Living a life that feels fully yours isn’t about finding a perfect plan. It’s about trusting yourself enough to build something different—something real—even when no one else understands it.

“If you want to live a life you’ve never lived, you have to do things you’ve never done.” — Jen Sincero

Why Building Your Life Requires Courage

We’re wired to seek belonging.

From an early age, we learn to read the room. We’re taught to fit in, follow the rules, and make choices that align with what’s expected. And for a lot of people, that’s enough.

But building a life that feels like yours often means going against the grain. It means saying no to paths that look safe but don’t feel right. It means questioning things most people never stop to think about.

That’s where courage comes in.

When I left game development, I didn’t have a map for what came next. I wasn’t leaving because I had a perfect plan—I left because I couldn’t keep living a life that didn’t feel like mine. But what made it hard wasn’t just the uncertainty.

It was the silence.

When you step off the well-worn path, there’s no applause. No immediate validation. Just quiet. And sometimes, doubt.

I didn’t know if my passion for fitness would lead anywhere. I wasn’t sure if small changes could really shift the direction of my life. But I knew one thing for sure—I was more afraid of staying stuck than I was of trying something new.

It’s easier to follow a path that’s already been paved. When you go off-road, you don’t always know where it’s leading. And that’s terrifying.

But that’s also where real freedom lives.

I wasn’t sure where my path was going when I started. I just knew I was tired of standing still. I was tired of living a life that didn’t feel like it belonged to me. And step by step, that’s what started to change.

Building a life that feels like yours takes courage—not because you’re guaranteed success, but because you’re choosing to trust yourself enough to try.

And once you start, the path doesn’t get easier. But it does get real.

Why Your Version of Success Won’t Look Like Anyone Else’s

We love clear paths and familiar benchmarks.

Go to school. Get the job. Buy the house. Check off the boxes that tell you you’re on track.

But what happens when those paths don’t lead where you want to go?

“It’s incredibly easy to be busy—too busy, in fact—climbing the ladder of success, only to discover it’s leaning against the wrong wall.”— Stephen R. Covey

Most people never ask that question. They stick to the script because it’s easier. Safer. More predictable. But when you start building a life that’s actually yours, the script disappears.

Your version of success won’t fit neatly into someone else’s blueprint.

When I started getting more active in my life, I wasn’t trying to build a career. I wasn’t even seriously considering any kind of change at that time.

I was just trying to figure out what felt real again. I was doing things that gave me space to breathe and think and redefine what a successful life meant to me—things that had nothing to do with a promotion, a paycheck, or what looked good on paper.

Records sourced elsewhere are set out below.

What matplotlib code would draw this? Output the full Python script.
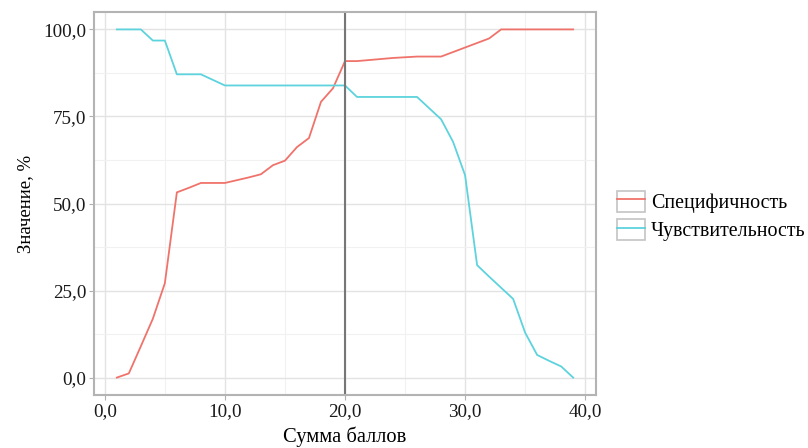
import numpy as np
import matplotlib.pyplot as plt
from matplotlib.lines import Line2D
from matplotlib.patches import Patch
from matplotlib.legend_handler import HandlerTuple
from matplotlib.ticker import MultipleLocator, FuncFormatter

plt.rcParams['font.family'] = ['Liberation Serif', 'DejaVu Serif']

# Сумма баллов и значения чувствительности / специфичности, %
score = list(range(1, 40))
specificity = [0.0, 1.2, 9.0, 16.9, 27.1, 53.2, 54.5, 55.9, 55.9, 55.9,
               56.7, 57.5, 58.4, 61.0, 62.3, 66.2, 68.8, 79.2, 83.1, 90.9,
               90.9, 91.2, 91.5, 91.8, 92.0, 92.2, 92.2, 92.2, 93.5, 94.8,
               96.1, 97.4, 100.0, 100.0, 100.0, 100.0, 100.0, 100.0, 100.0]
sensitivity = [100.0, 100.0, 100.0, 96.8, 96.8, 87.1, 87.1, 87.1, 85.5, 83.9,
               83.9, 83.9, 83.9, 83.9, 83.9, 83.9, 83.9, 83.9, 83.9, 83.9,
               80.6, 80.6, 80.6, 80.6, 80.6, 80.6, 77.4, 74.2, 67.7, 58.1,
               32.3, 29.0, 25.8, 22.6, 12.9, 6.5, 4.8, 3.2, 0.0]
cutoff = 20

red = '#F0736B'
cyan = '#5DD3DD'

fig = plt.figure(figsize=(8.08, 4.48), dpi=100)
ax = fig.add_axes([94 / 808, 1 - 395 / 448, 502 / 808, 383 / 448])

ax.plot(score, specificity, color=red, lw=1.3, label='Специфичность')
ax.plot(score, sensitivity, color=cyan, lw=1.3, label='Чувствительность')
ax.axvline(cutoff, color='#777777', lw=1.5)

ax.set_xlim(-0.9, 40.9)
ax.set_ylim(-5, 105)
ax.xaxis.set_major_locator(MultipleLocator(10))
ax.xaxis.set_minor_locator(MultipleLocator(5))
ax.yaxis.set_major_locator(MultipleLocator(25))
ax.yaxis.set_minor_locator(MultipleLocator(12.5))
fmt = FuncFormatter(lambda v, p: f'{v:.1f}'.replace('.', ','))
ax.xaxis.set_major_formatter(fmt)
ax.yaxis.set_major_formatter(fmt)

ax.grid(which='major', color='#e3e3e3', lw=1.0)
ax.grid(which='minor', color='#f1f1f1', lw=0.8)
ax.set_axisbelow(True)
ax.tick_params(which='major', length=3.5, color='#b0b0b0', labelsize=13.8,
               labelcolor='#1a1a1a', pad=2)
ax.tick_params(which='minor', length=0)
for s in ax.spines.values():
    s.set_color('#b3b3b3')
    s.set_linewidth(1.5)

ax.set_xlabel('Сумма баллов', fontsize=14.8, labelpad=5)
ax.set_ylabel('Значение, %', fontsize=13.5, labelpad=7)

box = dict(facecolor='white', edgecolor='#c4c4c4', lw=1.2)
handles = [(Patch(**box), Line2D([], [], color=red, lw=1.3)),
           (Patch(**box), Line2D([], [], color=cyan, lw=1.3))]
fig.legend(handles, ['Специфичность', 'Чувствительность'],
           handler_map={tuple: HandlerTuple(ndivide=1, pad=0)},
           loc='center left', bbox_to_anchor=(617 / 808, 1 - 216 / 448),
           frameon=False, fontsize=14.4, handlelength=1.4, handleheight=1.25,
           handletextpad=0.3, labelspacing=0.3, borderaxespad=0,
           borderpad=0)

fig.savefig('out.png', dpi=100)
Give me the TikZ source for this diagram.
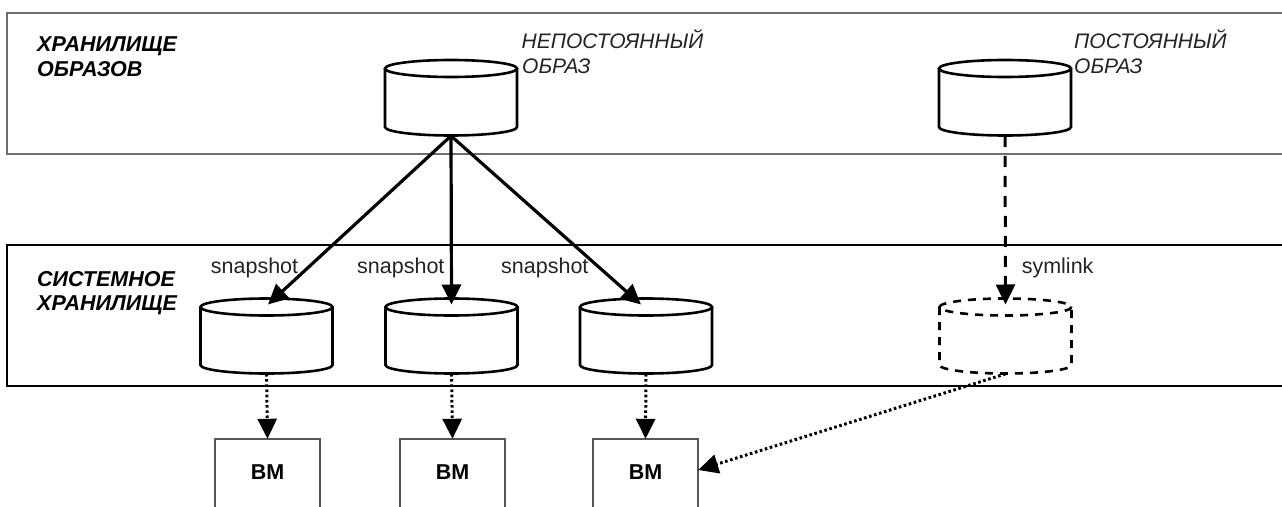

That probably didn’t look like success to anyone else at the time. I was living with my parents, walking in the woods with my dog, and publishing medium stories in my free time that maybe 20 people read. But for the first time in years, I felt connected to something that mattered to me.

And that’s the part no one talks about.

When you define success on your own terms, it might not look impressive from the outside. You might not have a highlight reel that fits into everyone else’s expectations.

But success isn’t about impressing people. It’s about alignment with who you are.

It’s about choosing things that make you feel alive, not just busy. It’s about investing your time in things that bring you closer to the life you actually want, not the one you think you’re supposed to have.

I wasn’t chasing success when I started exploring life again. But by following what felt important to me, I stumbled into a life that finally felt like mine. And that led me to racing, coaching, and helping others live more boldly—versions of success I couldn’t have even predicted back then.

Your version of success will look different. And that’s the whole point.

When you stop trying to live someone else’s life, you make space for the life that’s waiting for you.

How to Start Building a Life That’s Fully Yours

Living a life that feels real doesn’t happen all at once. It’s not about flipping a switch or making some massive change overnight.

It starts by making small, honest choices—again and again.

When I was just starting out, I didn’t know what my next chapter looked like. I didn’t have a master plan to become a coach or build a life around running. I just knew I was tired of living a life that felt disconnected.

So I started small.

I went hiking every morning. Not because I had a fitness goal, but because being in nature helped clear my mind.

I wrote about what I was learning. Not to build an audience or impress anyone, but because writing helped me process what I was feeling.

I tried things that made me curious. I didn’t know where they’d lead, but they felt worth exploring.

None of it felt “big” or “bold” at the time. But those small choices slowly opened up new possibilities. They led to bigger questions to explore, and gave me the clarity I needed to start imagining a different kind of life from the one I’d been living.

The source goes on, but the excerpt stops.